One of the biggest complaints Overwatch players have about the hero shooter is the glacial pace at which Blizzard releases new characters, maps, modes, skins, and other content. Naturally, then, fans have taken to wondering if the issue might be alleviated some by opening the game up to mods — and Blizzard is open to it.
Speaking in a recent Reddit Q & A, Overwatch Game Director Jeff Kaplan said that his team is “totally open to mods.” Before anyone had a chance to get too excited, however, Kaplan took care to set expectations properly. Owing to the fact that Overwatch is built on a new game engine, Kaplan estimated the timeframe for potential mod support not in weeks or months, but in years.
“Because of that new engine, the amount of time for us to get all of our systems online, and the infrastructure set up so that somebody could create something, modify it, have their own branch, check it in, test it,” he wrote, “we’re just pretty far from that, so philosophically we’re 100% onboard, but in terms of timeframe, years+ type of timeframe for us to get there.”

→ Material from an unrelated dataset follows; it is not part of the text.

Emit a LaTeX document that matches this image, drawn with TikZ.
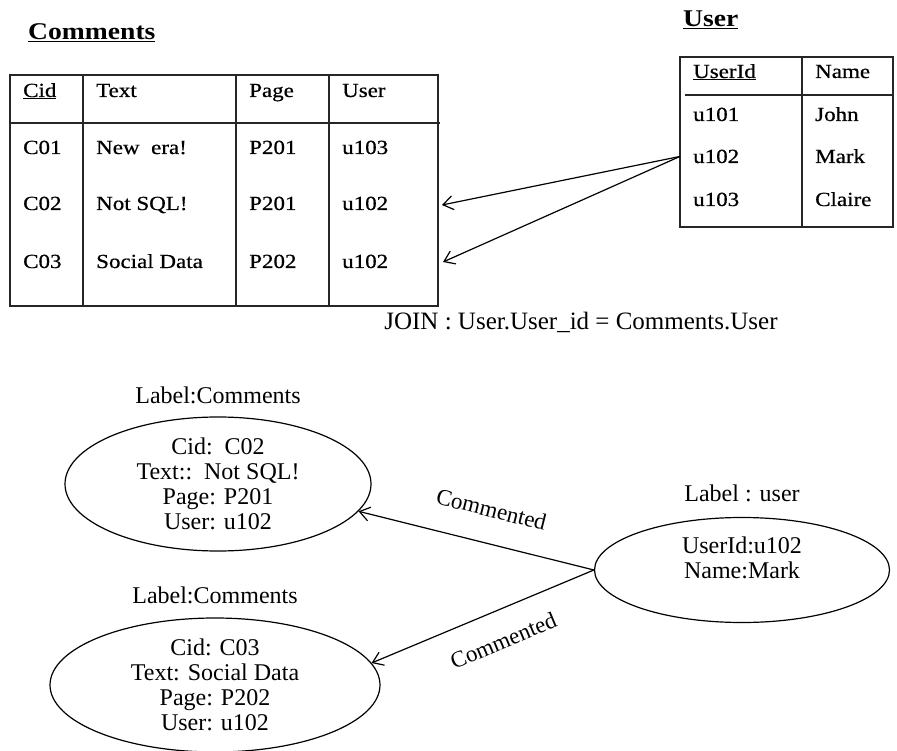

It’s not the first time Kaplan has voiced support for Overwatch mods. All the way back in November 2014, about a year and a half prior to the game’s release, Kaplan also spoke of Blizzard’s support for mods. But then, like now, he also cited technical issues as a possible holdup. “At this time we don’t have any specific things to talk about that players can mod in Overwatch, but I hope fans trust that we’ve embraced modding,” he told Kotaku at the time. “It’s still to be seen due to technical challenges, but we definitely like the idea.”
Flash forward to a year after Overwatch’s launch and players who are hungry to start making and enjoying mods could still be waiting until another decade for Blizzard to toss them that particular bone. Nevertheless, Kaplan was nothing if not emphatic in his recent support for the feature, saying that Blizzard loves the concept of allowing mods in Overwatch. He also noted that mod support made possible the creation of the entire MOBA genre, which was born out of modding Blizzard’s real-time strategy game Warcraft III.

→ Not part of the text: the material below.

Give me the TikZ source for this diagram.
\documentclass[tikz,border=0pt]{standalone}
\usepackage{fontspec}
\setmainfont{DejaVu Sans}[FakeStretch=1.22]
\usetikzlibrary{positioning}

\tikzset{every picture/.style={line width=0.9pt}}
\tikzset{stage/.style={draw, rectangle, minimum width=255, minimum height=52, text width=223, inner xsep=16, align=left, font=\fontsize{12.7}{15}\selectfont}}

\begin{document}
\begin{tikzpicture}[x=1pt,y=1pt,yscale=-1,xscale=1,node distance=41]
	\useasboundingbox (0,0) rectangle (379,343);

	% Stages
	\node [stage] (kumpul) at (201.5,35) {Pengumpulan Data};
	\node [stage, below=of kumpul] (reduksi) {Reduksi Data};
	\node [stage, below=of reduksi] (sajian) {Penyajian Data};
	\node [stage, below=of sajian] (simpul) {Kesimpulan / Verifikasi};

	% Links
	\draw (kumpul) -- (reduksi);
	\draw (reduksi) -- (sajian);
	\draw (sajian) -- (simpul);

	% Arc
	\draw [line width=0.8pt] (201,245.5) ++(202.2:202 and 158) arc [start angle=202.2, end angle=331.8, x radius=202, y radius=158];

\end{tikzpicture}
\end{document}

“I always try to remind people like ‘Do you know that DoTA, League of Legends and DoTA2 would not exist if it weren’t for our openness through people modding our stuff?’ Also, the [World of Warcraft] user interface was like a whole crazy community that made tons of brilliant stuff.”
Kaplan doesn’t want just anyone making mods for Overwatch, though. While admitting that it would upset some gamers, he expressed a preference for making mod tools that are “real hardcore” and which would mean “the vast majority” of gamers would not be skilled enough to create anything with them.
“I’d rather have guys who really understand what they’re doing make something high quality, than all of us make a bunch of shit — which is what tends to happen with ‘Hey look, our system is so dumbed down that anyone can make anything,'” he continued. “Either we’re all making a bunch of crap or we’re all making the same thing over and over again. I think if we were to release our tools, it would be much more towards a professional to semi-professional to up and coming modder, mapmaking, coder type of fanbase.”
Somewhat paradoxically, however, Kaplan wrote that he’d prefer to give modders something easy rather than nothing. But whatever the tools end up being like, Overwatch mod support isn’t coming anytime soon.